3.2. The Possibilistic Estimation Framework

Possibility theory is developed for quantitative modelling of epistemic uncertainty. The concept of the uncertain variable in possibility theory, plays the same role as the random variable in probability theory. The main difference is that the quantity of interest is not random, but simply unknown, and our aim is to infer its true value out of a set of possible values. The theoretical basis of this approach can be found in [28,29,30]. Briefly, the uncertain variable is a function $X:\mathsf{\Omega }\to \mathcal{X}$, where $\mathsf{\Omega }$ is the sample space and $\mathcal{X}$ is the state space (the space where the quantity of interest lives). Our current knowledge about X can be encoded in a function ${\pi }_X:\mathcal{X}\to \left[0,1\right]$, such that ${\pi }_X\left(x\right)$ is the possibility (credibility) for the event $X=x$. Function ${\pi }_X$ is not a density function, it is referred to as a possibility function, being the primitive object of possibility theory [22]. It can be viewed as a membership function determining the fuzzy restrictions of minimal specificity (in the sense that any hypothesis not known to be impossible cannot be ruled out) about x [18]. Normalisation of ${\pi }_X$ is ${sup}_{x\in \mathcal{X}}{\pi }_X\left(x\right)=1$ if $\mathcal{X}$ is uncountable, and ${max}_{x\in \mathcal{X}}{\pi }_X\left(x\right)=1$ if $\mathcal{X}$ is finite and countable.

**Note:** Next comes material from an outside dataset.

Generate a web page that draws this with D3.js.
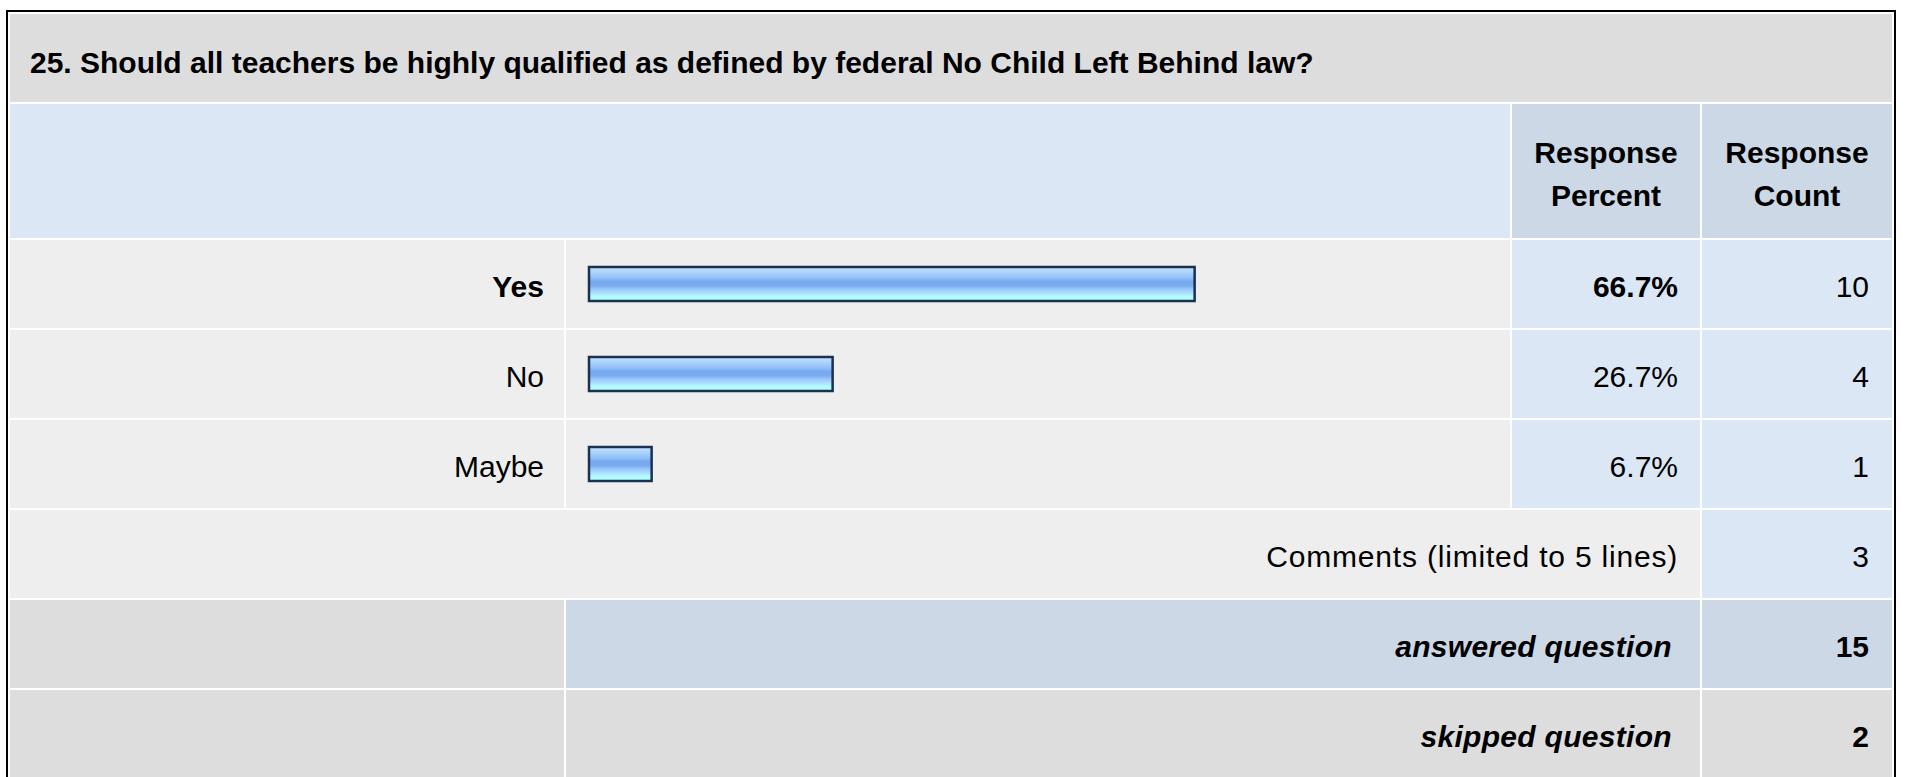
<!DOCTYPE html>
<html lang="en">
  <head>
    <meta charset="UTF-8" />
    <title>Question 25</title>
    <style>
      html, body { margin: 0; padding: 0; background: #fff; }
      svg { display: block; font-family: "Liberation Sans", Arial, sans-serif; }
    </style>
  </head>
  <body>
    <div id="wrapper"></div>
    <script src="https://d3js.org/d3.v7.min.js"></script>
    <script>
      // survey data
      const question = "25. Should all teachers be highly qualified as defined by federal No Child Left Behind law?";
      const headerPercent = ["Response", "Percent"];
      const headerCount = ["Response", "Count"];
      const answers = ["Yes", "No", "Maybe"];
      const percents = [66.7, 26.7, 6.7];
      const counts = [10, 4, 1];
      const commentsLabel = "Comments (limited to 5 lines)";
      const commentsCount = 3;
      const summaryLabels = ["answered question", "skipped question"];
      const summaryCounts = [15, 2];

      const W = 1907, H = 777;
      const fs = 30;

      // columns
      const colLabel = [10, 564], colBar = [566, 1510], colPct = [1512, 1700], colCnt = [1702, 1892];

      const svg = d3.select("#wrapper").append("svg")
        .attr("width", W).attr("height", H);

      // gradient for the bars
      const grad = svg.append("defs").append("linearGradient")
        .attr("id", "barGrad").attr("x1", 0).attr("x2", 0).attr("y1", 0).attr("y2", 1);
      [[0, "#cce4fb"], [0.18, "#a6d0fb"], [0.32, "#90c0f6"], [0.42, "#78a9ef"], [0.55, "#7aabf0"],
       [0.65, "#98c8fb"], [0.78, "#aee2ff"], [0.86, "#b2fbff"], [1, "#b0ffff"]]
        .forEach(s => grad.append("stop").attr("offset", s[0]).attr("stop-color", s[1]));

      // outer border
      svg.append("rect").attr("x", 7).attr("y", 11).attr("width", 1888).attr("height", 800)
        .attr("fill", "#fff").attr("stroke", "#000").attr("stroke-width", 2);

      function cell(x0, x1, y, h, fill) {
        svg.append("rect").attr("x", x0).attr("y", y).attr("width", x1 - x0).attr("height", h).attr("fill", fill);
      }
      function label(x, y, txt, anchor, weight, style, spacing) {
        svg.append("text").attr("x", x).attr("y", y).attr("text-anchor", anchor || "end")
          .attr("font-size", fs).attr("font-weight", weight || "normal")
          .attr("font-style", style || "normal")
          .attr("letter-spacing", spacing || 0)
          .attr("fill", "#000").text(txt);
      }

      // title row
      cell(colLabel[0], colCnt[1], 14, 88, "#dddddd");
      label(30, 73, question, "start", "bold");

      // header row
      cell(colLabel[0], colBar[1], 104, 134, "#dce7f5");
      cell(colPct[0], colPct[1], 104, 134, "#ccd8e5");
      cell(colCnt[0], colCnt[1], 104, 134, "#ccd8e5");
      headerPercent.forEach((t, i) => label((colPct[0] + colPct[1]) / 2, 163 + i * 43, t, "middle", "bold"));
      headerCount.forEach((t, i) => label((colCnt[0] + colCnt[1]) / 2, 163 + i * 43, t, "middle", "bold"));

      // rows
      const rowKeys = answers.concat(["comments"], summaryLabels);
      const y = d3.scaleBand().domain(rowKeys).range([240, 778]).paddingInner(2 / 90);
      const x = d3.scaleLinear().domain([0, 100]).range([0, 905]);
      const base = k => y(k) + y.bandwidth() / 2 + 13;
      const maxPct = d3.max(percents);

      answers.forEach((a, i) => {
        const bold = percents[i] === maxPct ? "bold" : "normal";
        cell(colLabel[0], colLabel[1], y(a), y.bandwidth(), "#eeeeee");
        cell(colBar[0], colBar[1], y(a), y.bandwidth(), "#eeeeee");
        cell(colPct[0], colPct[1], y(a), y.bandwidth(), "#dce7f5");
        cell(colCnt[0], colCnt[1], y(a), y.bandwidth(), "#dce7f5");
        label(colLabel[1] - 20, base(a), a, "end", bold);
        label(colPct[1] - 22, base(a), percents[i].toFixed(1) + "%", "end", bold);
        label(colCnt[1] - 23, base(a), counts[i], "end");
      });

      // bars
      svg.append("g").selectAll("rect").data(answers).join("rect")
        .attr("x", 589)
        .attr("y", d => y(d) + y.bandwidth() / 2 - 17)
        .attr("width", (d, i) => x(percents[i]) + 2)
        .attr("height", 34)
        .attr("fill", "url(#barGrad)")
        .attr("stroke", "#1b3152").attr("stroke-width", 2.5);

      // comments row
      cell(colLabel[0], colPct[1], y("comments"), y.bandwidth(), "#eeeeee");
      cell(colCnt[0], colCnt[1], y("comments"), y.bandwidth(), "#dce7f5");
      label(colPct[1] - 22, base("comments"), commentsLabel, "end", "normal", "normal", 0.8);
      label(colCnt[1] - 23, base("comments"), commentsCount, "end");

      // summary rows
      const sumFill = ["#ccd8e5", "#dddddd"];
      summaryLabels.forEach((s, i) => {
        cell(colLabel[0], colLabel[1], y(s), y.bandwidth(), "#dddddd");
        cell(colBar[0], colPct[1], y(s), y.bandwidth(), sumFill[i]);
        cell(colCnt[0], colCnt[1], y(s), y.bandwidth(), sumFill[i]);
        label(colPct[1] - 28, base(s), s, "end", "bold", "italic", 0.3);
        label(colCnt[1] - 23, base(s), summaryCounts[i], "end", "bold");
      });
    </script>
  </body>
</html>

In the formulation of the search problem, we will deal with two binary uncertain variables, corresponding to r.v.s $X_{k,n}$ and $Y_{k,n}$. Hence, let us focus on a discrete uncertain variable X and its state space $\mathcal{X}=\{x_1,\dots ,x_N\}$. The possibility measure of an event $A\subseteq \mathcal{X}$ is a mapping ${\mathsf{\Pi }}_X:2^{\mathcal{X}}\to [0,1]$, where $2^{\mathcal{X}}$ is the set of all subsets of $\mathcal{X}$. Mapping ${\mathsf{\Pi }}_X$ satisfies three axioms: (1) ${\mathsf{\Pi }}_X(\varnothing )=0$; (2) ${\mathsf{\Pi }}_X\left(\mathcal{X}\right)=1$; and (3) the possibility of a union of disjoint events $A_1$ and $A_2$ is given by ${\mathsf{\Pi }}_X(A_1\cup A_2)=max[{\mathsf{\Pi }}_X\left(A_1\right),{\mathsf{\Pi }}_X\left(A_2\right)]$. Possibility measure ${\mathsf{\Pi }}_X$ is related to the possibility function ${\pi }_X$ as follows:

$${\mathsf{\Pi }}_X\left(A\right)=\underset{x\in A}{max}{\pi }_X\left(x\right)$$

for every $A\subseteq \mathcal{X}$. There is also a notion of the necessity of an event $N_X\left(A\right)$, which is dual to ${\mathsf{\Pi }}_X\left(A\right)$ in the sense that

$$N_X\left(A\right)=1-{\mathsf{\Pi }}_X\left(A^c\right),$$

(7)

where $A^c$ is the complement of A in $\mathcal{X}$. One can interpret the necessity–possibility interval $[N_X\left(A\right),{\mathsf{\Pi }}_X\left(A\right)]$ as the belief interval, specified by the lower and upper probabilities in the sense of Willey [20]. Note that for a binary variable $X\in \{0,1\}$, this interval can be expressed for event $A=\left\{1\right\}$ as $Pr\{X=1\}\in [N_X\left(1\right),{\mathsf{\Pi }}_X\left(1\right)]=[1-{\mathsf{\Pi }}_X\left(0\right),{\mathsf{\Pi }}_X\left(1\right)]$, where, due to normalisation, the following condition must be satisfied: $max\{{\mathsf{\Pi }}_X\left(0\right),{\mathsf{\Pi }}_X\left(1\right)\}=1$.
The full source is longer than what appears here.